Helga träumte von einer Karriere als Journalistin oder Autorin, doch der Vater verbietet es. Sie möchte aufs Gymnasium und wird in der Haushaltungsschule angemeldet. Sie möchte schreiben und muss zum Praktikum ins Waisenhaus. Ausgerechnet ins Waisenhaus. Wo sie selbst doch lange Jahre dachte, durch den Krieg zur Waisen geworden zu sein. Es verblüfft mich immer wieder, wie wenig Zeit erst vergangen ist, seit Frauen die Unterschrift eines Mannes brauchten, um einen Beruf ergreifen zu dürfen. Nicht frei über ihr Leben bestimmen durften.

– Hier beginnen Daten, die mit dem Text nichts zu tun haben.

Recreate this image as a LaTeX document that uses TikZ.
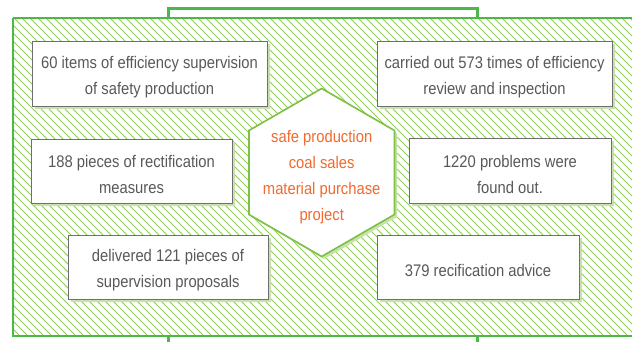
\documentclass[tikz,border=0pt]{standalone}
\usepackage{fontspec}
\setmainfont{Liberation Sans}
\newfontfamily\narrowfont[FakeStretch=0.88]{Liberation Sans}
\usetikzlibrary{shadows}
\definecolor{framegreen}{HTML}{4DB848}
\definecolor{hatchgreen}{HTML}{92CC5A}
\definecolor{hexgreen}{HTML}{7CC144}
\definecolor{shadowgreen}{HTML}{C9E2AC}
\definecolor{boxgray}{HTML}{6D6E71}
\definecolor{textgray}{HTML}{58595B}
\definecolor{orangetext}{HTML}{F26A2E}
\tikzset{
  infobox/.style={draw=boxgray, line width=0.9pt, fill=white, inner sep=0pt,
    drop shadow={shadow xshift=3pt, shadow yshift=-3pt, fill=shadowgreen, opacity=1}},
  infotext/.style={text=textgray, align=center, inner sep=0pt, yshift=-3.5pt,
    font=\narrowfont\fontsize{16.8}{26}\selectfont},
  framebox/.style={draw=framegreen, line width=2.6pt},
  hatchline/.style={draw=hatchgreen, line width=0.9pt},
}
\begin{document}
\begin{tikzpicture}[x=1pt,y=-1pt]
\useasboundingbox (0,0) rectangle (632,341);
\clip (0,0) rectangle (632,341);
% tabs
\draw[framebox, line width=2.2pt, fill=white] (168.5,8.5) rectangle (477.5,30);
\draw[framebox, line width=2.2pt, fill=white] (168.5,330) rectangle (477.5,350);
% main frame
\fill[white] (13,18) rectangle (645,336);
\begin{scope}
  \clip (13,18) rectangle (645,336);
  \foreach \i in {-330,-322,...,650} {
    \draw[hatchline] (\i,18) -- ++(318,318);
  }
\end{scope}
\draw[framebox] (13,18) -- (645,18);
\draw[framebox] (645,336) -- (13,336) -- (13,18);
% hexagon
\coordinate (hc) at (321.7,172.5);
\fill[shadowgreen] ([shift={(2.5,2.5)}]hc) ++(0,-84) -- ++(72.75,42) -- ++(0,84) -- ++(-72.75,42) -- ++(-72.75,-42) -- ++(0,-84) -- cycle;
\draw[hexgreen, line width=1.6pt, fill=white] (hc) ++(0,-84) -- ++(72.75,42) -- ++(0,84) -- ++(-72.75,42) -- ++(-72.75,-42) -- ++(0,-84) -- cycle;
\node[infotext, text=orangetext, yshift=-1pt] (hex) at (hc)
  {safe production\\coal sales\\material purchase\\project};
% boxes
\node[infobox, minimum width=235pt, minimum height=65pt] (b1) at (149.5,73.5) {};
\node[infotext] (t1) at (b1) {60 items of efficiency supervision\\of safety production};
\node[infobox, minimum width=235pt, minimum height=65pt] (b2) at (494.5,73.5) {};
\node[infotext] (t2) at (b2) {carried out 573 times of efficiency\\review and inspection};
\node[infobox, minimum width=201pt, minimum height=64pt] (b3) at (131.5,171) {};
\node[infotext] (t3) at (b3) {188 pieces of rectification\\measures};
\node[infobox, minimum width=202pt, minimum height=65pt] (b4) at (510,170.5) {};
\node[infotext] (t4) at (b4) {1220 problems were\\found out.};
\node[infobox, minimum width=200pt, minimum height=64pt] (b5) at (168,267) {};
\node[infotext] (t5) at (b5) {delivered 121 pieces of\\supervision proposals};
\node[infobox, minimum width=202pt, minimum height=64pt] (b6) at (478,267) {};
\node[infotext] (t6) at (b6) {379 recification advice};
\end{tikzpicture}
\end{document}
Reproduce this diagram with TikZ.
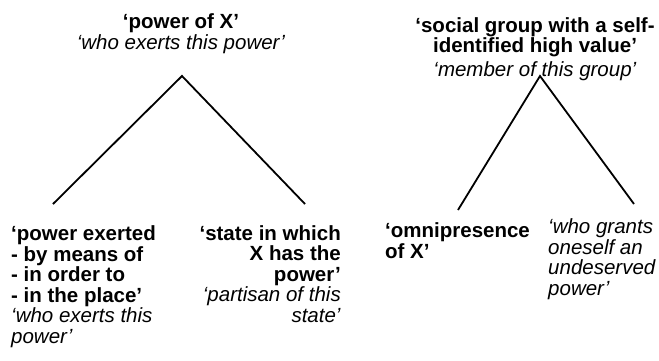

Meist macht mich das wirklich wütend, aber Lilly Bernstein hat die Geschichte um Helga und Jürgen so liebevoll geschrieben, so ganz ohne erhobenen Zeigefinger, dass es einfach nur ein Vergnügen war, dieses Buch zu lesen. Begonnen habe ich am verregneten Freitag und – was soll ich sagen – das Wochenende war umgehend verplant. Ich bin in das Köln der Wirtschaftswunderzeit eingetaucht und erst wieder aufgetaucht, als ich die letzte Seite von Lilly Bernsteins Findelmädchen umgeblättert hatte.
Ich lege Findelmädchen allen ans Herz, die sich für die Nachkriegszeit interessieren und auch dafür, was Kriege alles für lange lange Zeit zerstören.
Lilly Bernstein
Lilly Bernstein ist das Pseudonym der Kölner Journalistin und Autorin Lioba Werrelmann, deren Debütroman Hinterhaus 2020 mit dem Friedrich-Glauser-Preis ausgezeichnet wurde. Ihr letzter Roman, Trümmermädchen, war ein großer Presse- und Publikumserfolg. Mit Findelmädchen erzählt sie die Geschichte der Trümmerkinder weiter.
Buchinfo: Findelmädchen von Lilly Bernstein, erschienen bei Ullstein, 28. Juli 2022, 595 Seiten, Taschenbuch, € 11,99, ISBN 978-3-548-06568-7. Danke für das Leseexemplar.